Puedo presentir, en ese viento que espero, el principio y el fin de otro círculo. Entretanto, me es imposible evitar que mis dedos vacíos, dibujantes de humo, se resequen en estos días caducos. Ni que se me desmoronen, después, con el tacto amarillo.

Esta tarde decías

Hablábamos del miedo. Esta tarde decías —ese es el más interesante atractivo de internet, el de incrustar con naturalidad lo asíncrono en lo cotidiano— que andabas como esperando que te ocurriera algo malo.

Luego, ya sabes, los paréntesis que se abren siempre acaban por cerrarse. O dejan puntos suspensivos en el aire hasta que se vuelve a coincidir.

Conducir me convierte en un objeto móvil pensante. Un mecanismo vegetativo se encarga de ponerse al volante mientras que yo dirijo el viaje por mi propio mundo, lejano siempre, consiguiendo —enorme triunfo para un hombre— hacer dos cosas a la vez.
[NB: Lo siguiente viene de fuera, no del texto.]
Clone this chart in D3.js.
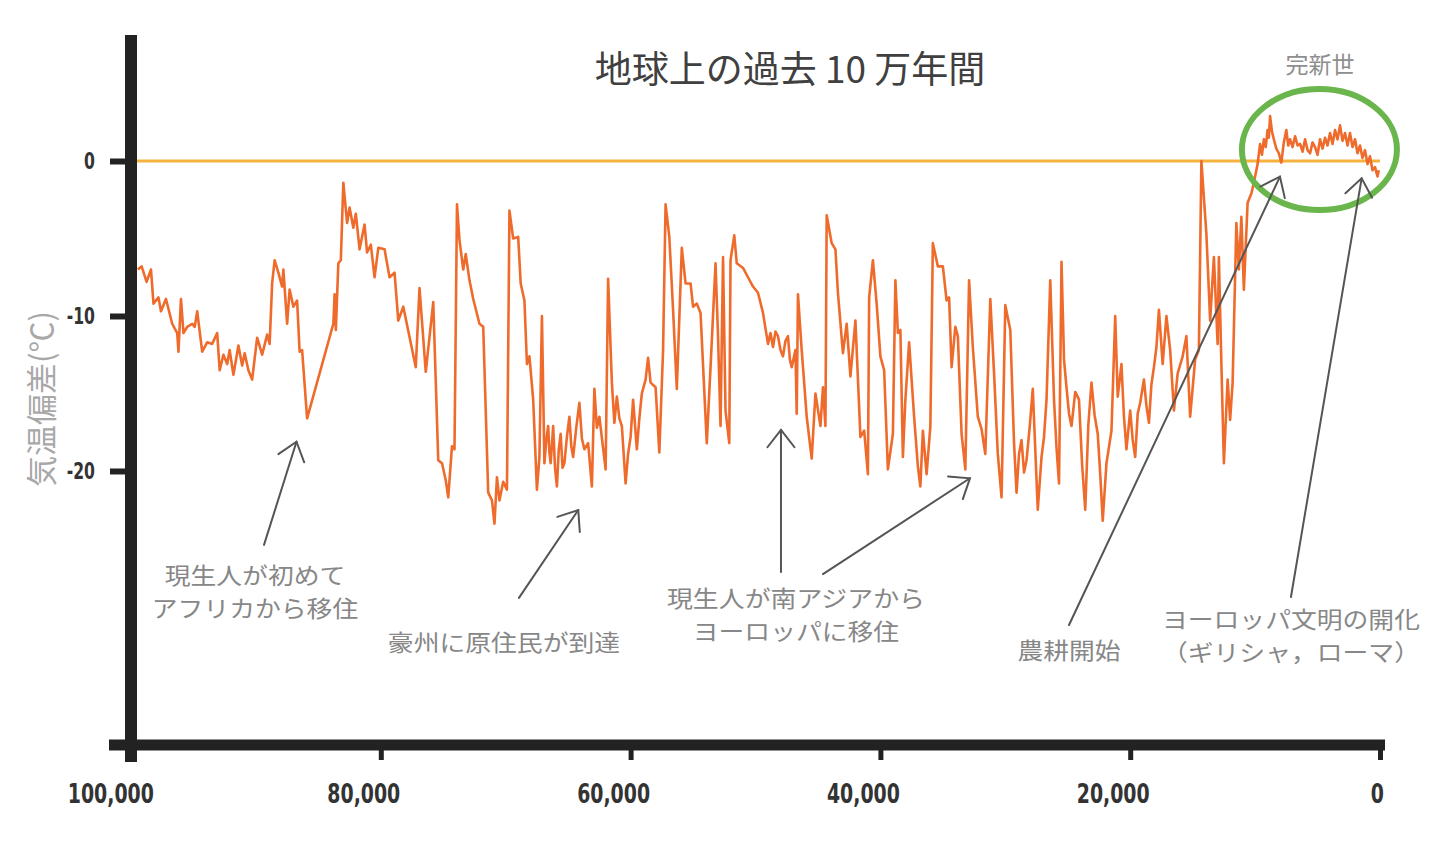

He visto, al pasar, el coche averiado con sus luces naranjas que palpitaban, estresando la carretera con la angustia propia de no saber lo que está por ocurrir. Con la fantasmal figura fluorescente de los chalecos rayados, que tienen la dichosa costumbre de sembrar incertidumbre en la oscuridad.

He parado a preguntar con la mirada, por si podía hacer algo, pero el conductor estaba hablando por el móvil y me ha dicho con gestos que gracias, que estaba todo resuelto. Y he seguido atravesando la noche, volviendo a conducir en mis pensamientos.

A la vuelta, ahí seguía todo, esperándome, detenido. Parecía el escenario de una película listo ya para el rodaje. El hombre me ha reconocido al pasar y me ha saludado. Como si me estuviese esperando

Como si todo me estuviese esperando. Como si las cosas estuvieran ahí, latentes, expectantes a mi paso. Como si todo —el cielo, la luna, la distancia que nos separa y nos une— existiera sólo para mí y fuese yo solo, sólo yo, quien les ocurre.

Y he llegado a casa pensando otra vez en el miedo, en que existe, en que sus efectos son palpables y los reconocemos. Y en que quisiera saber si realmente sólo tú y yo somos los únicos que lo sucedemos.